Texte de Marie-Ève Beaupré
L’univers des sciences dispose d’un vaste terrain d’expérimentation dans lequel le chercheur oeuvre au moyen d’hypothèses, de méthodes, de techniques et de protocoles. Il partage avec celui de la recherche artistique plusieurs problématiques et, de surcroît, un mandat commun : la découverte. Si les représentations macroscopiques du ciel étoilé semblent aujourd’hui faire partie des images devenues familières, il semble peu probable de penser que quelques morceaux de plastique – un matériau si banal ! – puissent susciter l’émerveillement. Et pourtant… L’artiste sait comment faire basculer notre perception de la matière ; parfois il ne s’agit que de modifier l’échelle des dimensions entre le réel et sa représentation.

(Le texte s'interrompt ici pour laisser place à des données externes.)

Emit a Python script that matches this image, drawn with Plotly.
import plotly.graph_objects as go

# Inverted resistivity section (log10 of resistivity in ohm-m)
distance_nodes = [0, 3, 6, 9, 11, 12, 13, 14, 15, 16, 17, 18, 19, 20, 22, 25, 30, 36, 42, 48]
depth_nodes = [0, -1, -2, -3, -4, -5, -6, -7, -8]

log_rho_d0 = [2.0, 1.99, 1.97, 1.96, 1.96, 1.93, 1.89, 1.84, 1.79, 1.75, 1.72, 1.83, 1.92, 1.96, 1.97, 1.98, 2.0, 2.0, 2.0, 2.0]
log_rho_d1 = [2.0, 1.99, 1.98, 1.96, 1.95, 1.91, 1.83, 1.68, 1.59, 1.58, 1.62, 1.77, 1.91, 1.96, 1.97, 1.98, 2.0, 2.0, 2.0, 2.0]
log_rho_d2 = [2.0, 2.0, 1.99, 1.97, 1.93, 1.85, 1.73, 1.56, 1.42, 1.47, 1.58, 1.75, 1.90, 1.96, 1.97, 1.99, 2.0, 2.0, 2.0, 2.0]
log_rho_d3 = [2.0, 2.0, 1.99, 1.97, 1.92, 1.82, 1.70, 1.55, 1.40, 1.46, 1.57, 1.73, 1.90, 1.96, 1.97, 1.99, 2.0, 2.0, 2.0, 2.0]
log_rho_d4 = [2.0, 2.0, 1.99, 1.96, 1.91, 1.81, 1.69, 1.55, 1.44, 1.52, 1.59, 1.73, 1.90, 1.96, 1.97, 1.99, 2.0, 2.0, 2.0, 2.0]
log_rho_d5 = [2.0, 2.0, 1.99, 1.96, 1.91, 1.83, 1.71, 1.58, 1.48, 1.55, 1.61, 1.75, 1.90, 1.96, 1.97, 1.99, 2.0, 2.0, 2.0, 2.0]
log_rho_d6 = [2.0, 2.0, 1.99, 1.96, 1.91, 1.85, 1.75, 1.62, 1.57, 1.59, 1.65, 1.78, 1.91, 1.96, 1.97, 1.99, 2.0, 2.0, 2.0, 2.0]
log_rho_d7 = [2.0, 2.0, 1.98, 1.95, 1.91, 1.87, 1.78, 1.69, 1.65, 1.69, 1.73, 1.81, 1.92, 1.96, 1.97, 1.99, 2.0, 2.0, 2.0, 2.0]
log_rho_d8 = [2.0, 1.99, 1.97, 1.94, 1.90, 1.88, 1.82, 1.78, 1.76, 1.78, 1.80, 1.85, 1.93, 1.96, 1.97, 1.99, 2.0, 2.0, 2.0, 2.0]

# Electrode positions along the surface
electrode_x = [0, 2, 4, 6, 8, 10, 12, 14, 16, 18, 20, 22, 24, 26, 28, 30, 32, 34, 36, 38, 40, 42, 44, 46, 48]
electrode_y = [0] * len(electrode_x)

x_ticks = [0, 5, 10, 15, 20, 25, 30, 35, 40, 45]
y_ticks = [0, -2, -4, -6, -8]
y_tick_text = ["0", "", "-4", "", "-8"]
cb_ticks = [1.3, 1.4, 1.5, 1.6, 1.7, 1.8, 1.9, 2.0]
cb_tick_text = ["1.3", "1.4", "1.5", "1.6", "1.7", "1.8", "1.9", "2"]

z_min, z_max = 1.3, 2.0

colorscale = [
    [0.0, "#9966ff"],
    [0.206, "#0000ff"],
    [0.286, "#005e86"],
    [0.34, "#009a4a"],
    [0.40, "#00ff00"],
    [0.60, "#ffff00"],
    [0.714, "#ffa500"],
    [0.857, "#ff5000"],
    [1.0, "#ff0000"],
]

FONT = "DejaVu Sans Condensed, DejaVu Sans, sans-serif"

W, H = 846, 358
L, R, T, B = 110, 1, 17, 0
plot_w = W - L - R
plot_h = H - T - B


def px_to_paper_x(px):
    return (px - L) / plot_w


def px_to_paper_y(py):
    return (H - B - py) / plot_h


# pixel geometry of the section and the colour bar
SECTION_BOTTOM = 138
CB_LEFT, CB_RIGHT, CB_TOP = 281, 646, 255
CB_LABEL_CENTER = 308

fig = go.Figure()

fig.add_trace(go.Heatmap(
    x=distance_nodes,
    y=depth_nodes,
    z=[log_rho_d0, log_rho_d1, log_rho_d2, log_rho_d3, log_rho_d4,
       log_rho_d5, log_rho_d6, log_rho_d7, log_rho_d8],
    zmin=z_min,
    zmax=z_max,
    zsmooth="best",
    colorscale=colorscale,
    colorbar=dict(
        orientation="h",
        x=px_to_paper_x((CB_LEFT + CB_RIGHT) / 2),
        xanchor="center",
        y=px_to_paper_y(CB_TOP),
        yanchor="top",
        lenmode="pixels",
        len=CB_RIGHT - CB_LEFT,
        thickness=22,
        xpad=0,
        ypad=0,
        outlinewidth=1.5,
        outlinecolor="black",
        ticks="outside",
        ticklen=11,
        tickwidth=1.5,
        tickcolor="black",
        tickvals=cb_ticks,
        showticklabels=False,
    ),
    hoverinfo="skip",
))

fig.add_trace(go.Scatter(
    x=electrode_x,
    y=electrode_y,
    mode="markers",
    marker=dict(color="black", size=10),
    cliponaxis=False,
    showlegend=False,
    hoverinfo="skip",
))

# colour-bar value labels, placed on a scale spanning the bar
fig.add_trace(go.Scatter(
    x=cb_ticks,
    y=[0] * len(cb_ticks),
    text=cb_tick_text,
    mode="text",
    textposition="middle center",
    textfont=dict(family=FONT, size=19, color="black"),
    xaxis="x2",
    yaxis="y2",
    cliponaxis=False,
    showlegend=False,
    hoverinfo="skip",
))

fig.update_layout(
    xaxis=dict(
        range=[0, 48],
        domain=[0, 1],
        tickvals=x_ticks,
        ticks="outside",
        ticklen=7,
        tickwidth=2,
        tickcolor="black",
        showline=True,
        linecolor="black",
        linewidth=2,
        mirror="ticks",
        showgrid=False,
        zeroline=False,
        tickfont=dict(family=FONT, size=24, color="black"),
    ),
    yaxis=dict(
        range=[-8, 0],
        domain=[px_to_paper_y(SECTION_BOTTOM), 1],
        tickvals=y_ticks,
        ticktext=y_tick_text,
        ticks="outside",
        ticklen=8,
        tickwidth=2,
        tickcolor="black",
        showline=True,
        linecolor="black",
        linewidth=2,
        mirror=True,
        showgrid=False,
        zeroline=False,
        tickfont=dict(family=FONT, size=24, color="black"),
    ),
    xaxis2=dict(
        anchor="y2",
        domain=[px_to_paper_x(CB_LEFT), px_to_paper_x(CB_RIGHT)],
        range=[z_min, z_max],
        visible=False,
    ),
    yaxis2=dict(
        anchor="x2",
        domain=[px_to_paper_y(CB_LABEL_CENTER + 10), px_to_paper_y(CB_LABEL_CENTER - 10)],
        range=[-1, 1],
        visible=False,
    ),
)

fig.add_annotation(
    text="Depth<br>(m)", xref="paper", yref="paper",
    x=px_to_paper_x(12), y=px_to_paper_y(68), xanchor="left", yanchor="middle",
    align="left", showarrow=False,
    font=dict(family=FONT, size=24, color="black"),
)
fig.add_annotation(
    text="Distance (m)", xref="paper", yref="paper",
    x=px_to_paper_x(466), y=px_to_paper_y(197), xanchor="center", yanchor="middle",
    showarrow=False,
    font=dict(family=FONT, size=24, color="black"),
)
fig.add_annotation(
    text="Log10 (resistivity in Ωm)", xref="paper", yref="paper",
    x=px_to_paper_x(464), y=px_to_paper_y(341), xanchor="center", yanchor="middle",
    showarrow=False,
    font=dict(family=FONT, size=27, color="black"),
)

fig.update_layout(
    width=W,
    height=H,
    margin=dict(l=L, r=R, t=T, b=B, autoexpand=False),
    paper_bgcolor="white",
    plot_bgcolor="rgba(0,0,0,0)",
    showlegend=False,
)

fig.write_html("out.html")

Les recherches de Laurent Lamarche visent la création, entre spécimen et récit, de potentialités narratives à la frontière de l’infiniment grand et l’infiniment petit. S’inspirant des procédés d’imagerie scientifique et de ses modes d’inventaire, il emprunte une part de son vocabulaire et de ses dispositifs de présentation au chercheur en microbiologie. Son objet d’étude, le plastique, est soumis à de nombreuses expérimentations. Dans l’atelier, la matière est chauffée, collée, étirée, courbée, tordue, pliée, puis organisée en un répertoire de formes parmi lesquelles certaines ressemblent à des organismes vivants. L’artiste conçoit en ces gestes des objets fictionnels sculptés, assemblés, numérisés, photographiés, dont les représentations suggèrent, en apparence, les possibilités offertes par la technologie.

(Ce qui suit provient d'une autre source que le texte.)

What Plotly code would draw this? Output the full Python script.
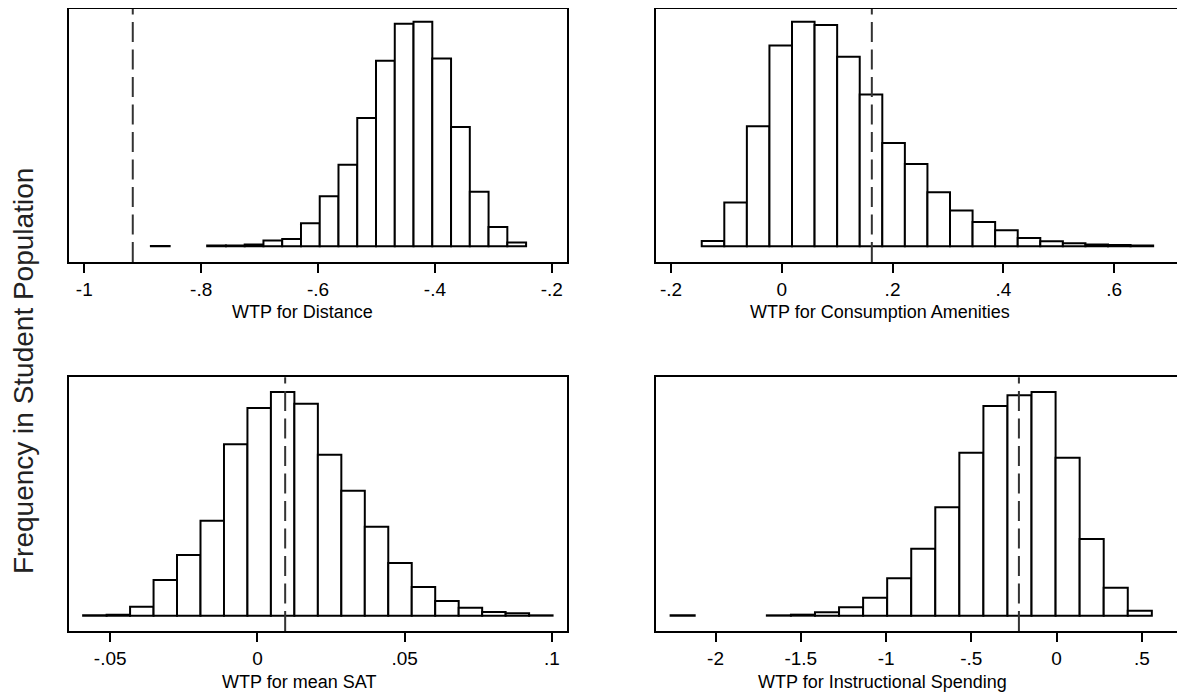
import plotly.graph_objects as go

# ---------------- data (bin starts, widths, heights in arbitrary frequency units) ----------------
dist_start = -0.886
dist_width = 0.0321
dist_counts = [1, None, None, 2, 2, 5, 17, 22, 69, 150, 244, 384, 555, 666, 672, 562, 357, 163, 58, 11]
dist_line = -0.917

amen_start = -0.1445
amen_width = 0.04075
amen_counts = [16, 131, 359, 601, 672, 662, 567, 454, 309, 246, 162, 107, 73, 48, 25, 15, 9, 5, 4, 2]
amen_line = 0.1626

sat_start = -0.0592
sat_width = 0.00797
sat_counts = [1, 3, 27, 107, 182, 285, 514, 623, 671, 636, 483, 375, 267, 158, 86, 44, 24, 11, 7, 1]
sat_line = 0.0094

spend_start = -2.2635
spend_width = 0.1411
spend_counts = [1, None, None, None, 1, 3, 10, 25, 54, 112, 201, 325, 489, 629, 661, 671, 474, 230, 84, 15]
spend_line = -0.221

titles = ["WTP for Distance", "WTP for Consumption Amenities", "WTP for mean SAT", "WTP for Instructional Spending"]
y_title = "Frequency in Student Population"

dist_ticks = [-1, -0.8, -0.6, -0.4, -0.2]
dist_ticklabels = ["-1", "-.8", "-.6", "-.4", "-.2"]
amen_ticks = [-0.2, 0, 0.2, 0.4, 0.6]
amen_ticklabels = ["-.2", "0", ".2", ".4", ".6"]
sat_ticks = [-0.05, 0, 0.05, 0.1]
sat_ticklabels = ["-.05", "0", ".05", ".1"]
spend_ticks = [-2, -1.5, -1, -0.5, 0, 0.5]
spend_ticklabels = ["-2", "-1.5", "-1", "-.5", "0", ".5"]

# ---------------- layout ----------------
# the page body has an 8px margin, so the figure is placed 8px in from the window corner
OFF = 8
W, H = 1185 - OFF, 698 - OFF
FONT = "Liberation Sans, Arial, sans-serif"

panels = [
    dict(start=dist_start, width=dist_width, counts=dist_counts, line=dist_line,
         ticks=dist_ticks, labels=dist_ticklabels, xr=[-1.0256, -0.174],
         px=(69.3, 567), py=(9, 262), yr=[-47, 710], right_border=True, title_x=302, title_y=312),
    dict(start=amen_start, width=amen_width, counts=amen_counts, line=amen_line,
         ticks=amen_ticks, labels=amen_ticklabels, xr=[-0.2276, 0.728],
         px=(655.7, 1185), py=(9, 262), yr=[-47, 710], right_border=False, title_x=880, title_y=312),
    dict(start=sat_start, width=sat_width, counts=sat_counts, line=sat_line,
         ticks=sat_ticks, labels=sat_ticklabels, xr=[-0.0639, 0.1051],
         px=(69.3, 567), py=(377.3, 631), yr=[-46, 715], right_border=True, title_x=299, title_y=682),
    dict(start=spend_start, width=spend_width, counts=spend_counts, line=spend_line,
         ticks=spend_ticks, labels=spend_ticklabels, xr=[-2.351, 0.753],
         px=(655.7, 1185), py=(377.3, 631), yr=[-46, 715], right_border=False, title_x=882, title_y=682),
]


def fx(v):
    return min(1.0, max(0.0, (v - OFF) / W))


def fy(v):
    return min(1.0, max(0.0, 1 - (v - OFF) / H))


fig = go.Figure()
layout = dict(
    width=W, height=H,
    margin=dict(l=0, r=0, t=0, b=0, pad=0),
    paper_bgcolor="white", plot_bgcolor="white",
    showlegend=False,
    font=dict(family=FONT, size=19, color="black"),
    shapes=[], annotations=[],
)

for i, p in enumerate(panels):
    n = i + 1
    xa = "x" if n == 1 else f"x{n}"
    ya = "y" if n == 1 else f"y{n}"
    centers = [p["start"] + p["width"] * (k + 0.5) for k in range(len(p["counts"]))]
    fig.add_trace(go.Bar(
        x=centers, y=p["counts"], width=p["width"],
        marker=dict(color="white", line=dict(color="black", width=2)),
        xaxis=xa, yaxis=ya, hoverinfo="skip",
    ))
    layout[f"xaxis{'' if n == 1 else n}"] = dict(
        domain=[fx(p["px"][0]), fx(p["px"][1])],
        range=p["xr"], anchor=ya,
        tickmode="array", tickvals=p["ticks"], ticktext=p["labels"],
        ticks="outside", ticklen=9, tickwidth=1.5, tickcolor="black",
        showline=True, linecolor="black", linewidth=2, mirror=True,
        showgrid=False, zeroline=False,
        tickfont=dict(family=FONT, size=19, color="black"),
    )
    layout[f"yaxis{'' if n == 1 else n}"] = dict(
        domain=[fy(p["py"][1]), fy(p["py"][0])],
        range=p["yr"], anchor=xa,
        showticklabels=False, ticks="",
        showline=True, linecolor="black", linewidth=2,
        mirror=p["right_border"],
        showgrid=False, zeroline=False,
    )
    layout["shapes"].append(dict(
        type="line", xref=xa, yref=f"{ya} domain",
        x0=p["line"], x1=p["line"], y0=0, y1=1,
        line=dict(color="#333333", width=2, dash="20px,7.5px"),
    ))
    layout["annotations"].append(dict(
        text=titles[i], xref="paper", yref="paper",
        x=fx(p["title_x"]), y=fy(p["title_y"]),
        xanchor="center", yanchor="middle", showarrow=False,
        font=dict(family=FONT, size=18, color="black"),
    ))

layout["annotations"].append(dict(
    text=y_title, xref="paper", yref="paper",
    x=fx(23), y=fy(371), textangle=-90,
    xanchor="center", yanchor="middle", showarrow=False,
    font=dict(family=FONT, size=28, color="#222222"),
))

fig.update_layout(**layout)
fig.write_html("out.html")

Si la transparence est une qualité plastique propre à ses sculptures, elle est motivée par des observations du vivant microscopique. En étudiant les micro-organismes, on réalise que, malgré leur grande diversité, ces êtres vivants ont en commun d’être transparent ou translucide, notamment le mycoplasme, une bactérie de petite taille, dépourvue de paroi, dont il existe plusieurs espèces. Il s’agit de la première bactérie reproduite artificiellement, c’est-à-dire construite par génie génétique autour d’un chromosome de synthèse. La bactérie comme artifice, voilà un prétexte à la fiction.
En référant ainsi à la recherche scientifique, Laurent Lamarche pointe dans son travail un intérêt pour les explorations fictionnelles liées aux nouvelles formes de vie. Là où se croisent artistique et génétique, on retrouve l’artifice, le manipulé, qui lie la technologie à la nature. Si, dans cette exposition, l’ensemble d’oeuvres issues d’un même matériau synthétique peut susciter l’impression d’un monde immatériel, il est intéressant de constater que le concept de matérialité semble relatif aux outils de l’époque où il s’énonce.